Date of Award

Spring 5-2-2018

Semester of Degree

May

Document Type

Restricted Access Thesis

Degree Name

M.S. in Forest and Natural Resources Management

Department

Forest and Natural Resources Management

Major Professor

Marie-odile Fortier

Steering Committee Member

Timothy Volk

Steering Committee Member

Tristan Brown

Abstract

Bamboo is widely grown in Indonesia and is a potential energy crop for people living in rural areas. The implementation of bamboo gasification in Mentawai Island, one of rural and remote small islands in Indonesia, which follows the principle of a community-based renewable energy system, is expected to replace unsustainable conventional diesel power while also improving the socio-economic condition of the community.
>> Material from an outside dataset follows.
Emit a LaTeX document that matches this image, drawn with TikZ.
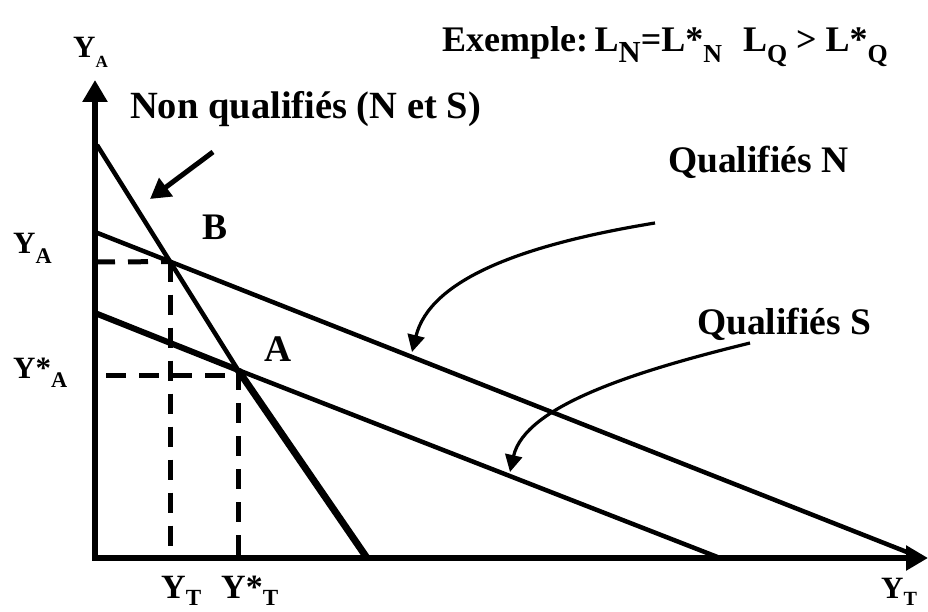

Life cycle assessment and techno-economic analysis are conducted to assess the community bamboo gasification system in terms of its global warming impact and economic viability. The global warming impact of community bamboo gasification ranges from -11 to 76 g CO2eq/kWh, with the highest contribution originating from synthetic fertilizer production. With a starting bamboo price at $0.01 per kg and an electricity price at $0.20 per kWh of electricity produced, the system shows a positive net present value and a levelized cost of electricity around $0.20 per kWh. This study showed that community bamboo gasification is environmentally better than conventional diesel power and average rural solar photovoltaic energy. From an economic standpoint, the pricing scheme for a specific community energy system must be developed along with political intervention to regulate a better subsidy for renewable energy application. However, when considering the carbon abatement cost, a potential saving of up to $84 per ton CO2 is expected by replacing diesel power with bamboo gasification.